Node/VIM: Memory Safety Net Alert

Question

So had a fun little scenario occur the other day and curious how other's have addressed it.  We had a node that a service went crazy and pegged the system at 100% memory utilization.  The system was still responding to ping, but for everything else it was down.  The node status was still up due to the ping status and never went to an unknown state.  The resource monitors maintained the previous values and I did not see a change to unknown for them.  I'm going to get some service monitors in place to keep an eye on it that way, and we do have alerts configured for unknown status on applications (toggleable based on some application custom properties).  I could base node status off of WMI (Windows) and SNMP (Linux), but I still prefer ping in that regard.

This scenario got me thinking of ways to build in a safety net style alert.  I want to try and avoid alert fatigue and not send multiple alerts for the same issue.  So I was thinking of tapping into the data provided by VIM.  Anyone else do something similar or have a different approach for these kind of scenarios?  The object selected below is set to Virtual Machine.  I am using a scope to target items based on custom properties.

We had an issue in the past where critical values were getting reached but the critical value reached flag did not trip, hence the or block.  We also like to not alert on resource utilization if a system is powered off/down.

adam.beedell · Answer

I always find people like the Idea of CPU/Memory alerts more than the pratice lol, long smoothing times are good paired with checks for unresponsiveness so I'd say you're in the right place.

Usually ping up but unresponsive is alertable under "not-responding" type alerts, there's some examples on thwack and a OOTB in recent versions. Those do check on the node layer as default not the VM layer-

(but if you havnt got at least one alert active for that sort of thing I'd reccomend it anyway. I put up an example of a bulk one for polling engines bugging out not that long ago)
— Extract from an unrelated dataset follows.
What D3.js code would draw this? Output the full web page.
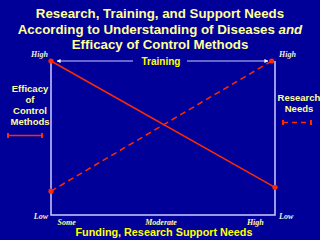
<!DOCTYPE html>
<html>
<head>
<meta charset="utf-8">
<script src="https://cdn.jsdelivr.net/npm/d3@7"></script>
<style>
  html, body { margin: 0; padding: 0; background: #000099; }
  svg { display: block; }
</style>
</head>
<body>
<svg id="chart"></svg>
<script>
const W = 320, H = 240;
const margin = { top: 61, right: 45, bottom: 25, left: 51 };

// data
const titleLines = ["Research, Training, and Support Needs", "According to Understanding of Diseases ", "Efficacy of Control Methods"];
const xCategories = ["Some", "Moderate", "High"];
const yLevels = ["Low", "High"];
const efficacy = [{ x: 0, y: 1 }, { x: 1, y: 0.18 }];
const research = [{ x: 0, y: 0.155 }, { x: 0.985, y: 1 }];
const leftLabel = ["Efficacy", "of", "Control", "Methods"];
const rightLabel = ["Research", "Needs"];

const svg = d3.select("#chart").attr("width", W).attr("height", H);

svg.append("rect").attr("width", W).attr("height", H).attr("fill", "#000099");

const x = d3.scaleLinear().domain([0, 1]).range([margin.left, W - margin.right]);
const y = d3.scaleLinear().domain([0, 1]).range([H - margin.bottom, margin.top]);
const xCat = d3.scalePoint().domain(xCategories).range([margin.left + 1, W - margin.right - 6]).padding(0.15);

const red = "#ff2a00";
const axisColor = "#ccccff";

// title
const title = svg.append("g").attr("font-family", "Liberation Sans, Arial, sans-serif")
  .attr("font-weight", "bold").attr("font-size", 13.3).attr("fill", "#ffff99")
  .attr("text-anchor", "middle");
title.append("text").attr("x", 160).attr("y", 17.5).text(titleLines[0]);
const t2 = title.append("text").attr("x", 160).attr("y", 34);
t2.append("tspan").text(titleLines[1]);
t2.append("tspan").attr("font-style", "italic").text("and");
title.append("text").attr("x", 160).attr("y", 49).text(titleLines[2]);

// frame: left, bottom, right
const frame = svg.append("g").attr("stroke", axisColor).attr("stroke-width", 1.5).attr("fill", "none");
frame.append("path").attr("d", d3.line()([
  [x(0), y(1)], [x(0), y(0)], [x(1), y(0)], [x(1), y(1)]
]));

// x tick labels
const xAxis = svg.append("g")
  .attr("transform", `translate(0,${y(0) + 10})`)
  .call(d3.axisBottom(xCat).tickSize(0).tickPadding(0));
xAxis.select(".domain").remove();
xAxis.selectAll("text")
  .attr("font-family", "Liberation Serif, Times New Roman, serif")
  .attr("font-style", "italic").attr("font-weight", "bold")
  .attr("font-size", 8).attr("fill", "#ffff99").attr("dy", 0);

// y end labels on both sides
const endLabels = svg.append("g")
  .attr("font-family", "Liberation Serif, Times New Roman, serif")
  .attr("font-style", "italic").attr("font-weight", "bold")
  .attr("font-size", 8).attr("fill", "#eeeedd");
yLevels.forEach((lvl, i) => {
  const yy = i === 0 ? y(0) + 4 : y(1) - 4;
  endLabels.append("text").attr("x", x(0) - 3).attr("y", yy).attr("text-anchor", "end").text(lvl);
  endLabels.append("text").attr("x", x(1) + 4).attr("y", yy).attr("text-anchor", "start").text(lvl);
});

// bottom axis title
svg.append("text").attr("x", 164).attr("y", 235.5).attr("text-anchor", "middle")
  .attr("font-family", "Liberation Sans, Arial, sans-serif").attr("font-weight", "bold")
  .attr("font-size", 10.8).attr("fill", "#ffff00")
  .text("Funding, Research Support Needs");

// training arrow
const defs = svg.append("defs");
defs.append("marker").attr("id", "arr").attr("viewBox", "0 0 10 10")
  .attr("refX", 9).attr("refY", 5).attr("markerWidth", 4).attr("markerHeight", 4)
  .attr("markerUnits", "userSpaceOnUse").attr("orient", "auto")
  .append("path").attr("d", "M0,0L10,5L0,10Z").attr("fill", "#ffffff");
const ty = y(1);
svg.append("line").attr("x1", 133).attr("x2", x(0) + 6).attr("y1", ty).attr("y2", ty)
  .attr("stroke", axisColor).attr("stroke-width", 1.2).attr("marker-end", "url(#arr)");
svg.append("line").attr("x1", 187).attr("x2", x(1) - 7).attr("y1", ty).attr("y2", ty)
  .attr("stroke", axisColor).attr("stroke-width", 1.2).attr("marker-end", "url(#arr)");
svg.append("text").attr("x", 161).attr("y", 64.5).attr("text-anchor", "middle")
  .attr("font-family", "Liberation Sans, Arial, sans-serif").attr("font-weight", "bold")
  .attr("font-size", 10).attr("fill", "#ffff00").text("Training");

// lines
const line = d3.line().x(d => x(d.x)).y(d => y(d.y));
svg.append("path").datum(efficacy).attr("d", line)
  .attr("fill", "none").attr("stroke", red).attr("stroke-width", 1.5);
svg.append("path").datum(research).attr("d", line)
  .attr("fill", "none").attr("stroke", red).attr("stroke-width", 1.5)
  .attr("stroke-dasharray", "6,4");
svg.selectAll(".dot").data(efficacy.concat(research)).enter().append("circle")
  .attr("class", "dot").attr("cx", d => x(d.x)).attr("cy", d => y(d.y))
  .attr("r", 2.6).attr("fill", red);

// side labels
const sideText = svg.append("g").attr("font-family", "Liberation Sans, Arial, sans-serif")
  .attr("font-weight", "bold").attr("font-size", 9.5).attr("fill", "#ffff99")
  .attr("text-anchor", "middle");
leftLabel.forEach((s, i) => {
  sideText.append("text").attr("x", 30).attr("y", 92 + i * 11).text(s);
});
rightLabel.forEach((s, i) => {
  sideText.append("text").attr("x", 299).attr("y", 100.5 + i * 11).text(s);
});

// legend keys
svg.append("line").attr("x1", 8).attr("x2", 42).attr("y1", 135.5).attr("y2", 135.5)
  .attr("stroke", red).attr("stroke-width", 1.5);
svg.append("line").attr("x1", 283).attr("x2", 311).attr("y1", 122.5).attr("y2", 122.5)
  .attr("stroke", red).attr("stroke-width", 1.5).attr("stroke-dasharray", "5,4");
[[8, 135.5], [42, 135.5], [283, 122.5], [311, 122.5]].forEach(p => {
  svg.append("rect").attr("x", p[0] - 1).attr("y", p[1] - 2.5).attr("width", 2).attr("height", 5)
    .attr("fill", red);
});
</script>
</body>
</html>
- on the VM layer you probably also get a bad status and some alarms you can use and probably no loss in data. Getting a bit of coverage overlap here is fine, stuff can fail 3 different ways no problem at all.

If you get the chance to do as brscott mentions and ask the application either how it's doing or to do stuff that tends to be super reliable and clean but tends to be high-effort

brscott · Answer

I have found that the memory reported from VMware is just not that useful... it's not solarwinds fault, it's just the way vmware reports it.  We do some alerting on the Node's memory reaching warning/critical state.  That seems to work without needing to directly compare it to the critical value.  Not sure, if there is a delay on the state getting updated once it breaches the critical value, but there should not be, that should be handled as it's value is updated.

If it's at all possible, I generally prefer to alert on the responsiveness of the application running on the server.  Not the memory and CPU thresholds.  I use those for reporting and troubleshooting... but there are always exceptions.  you gotta do what you gotta do.